Dive Brief:
- A museum specialist from the Smithsonian Institution announced a video game cartridge excavated in April from a landfill in New Mexico will be included in its permanent collection.
- Atari’s “E.T. the Extra Terrestrial,” unearthed from a site in Alamogordo, NM, will be displayed in the museum’s video game history collection.
- The infamous cartridge will sit alongside other heavy-hitters in the gaming industry, such as a prototype for the first video game console and a Pong arcade cabinet.
Dive Insight:
Upon its original release, the “E.T” game was seen as a consumer failure. The game was unpopular, leading to the decision to bury hundreds of cartridges in the landfill. The story became part of gaming legend, prompting a documentary film crew to record a movie depicting the April excavation of the site.
Now, the games are getting newfound attention, with some even fetching more than $1,000 per cartridge in an online auction.

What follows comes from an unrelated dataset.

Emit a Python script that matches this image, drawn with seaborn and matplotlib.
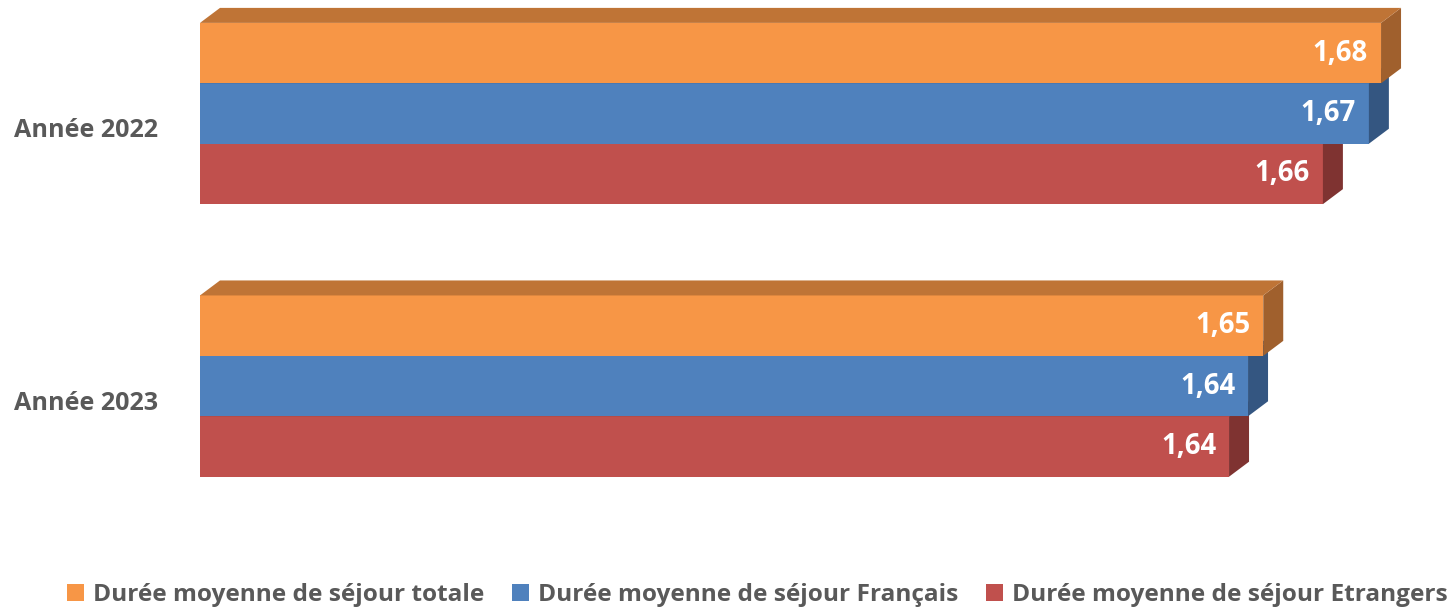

But what warrants it a place in the Smithsonian? Drew Robarge, the specialist who confirmed the announcement, said that the E.T. game is a defining artifact, and that it tells a story of challenges within the industry and is representative of the end of an era in video game manufacturing. Robarge said the museum was missing an item to represent “the darkest days” from the time period in the early 80s when the gaming industry collapsed.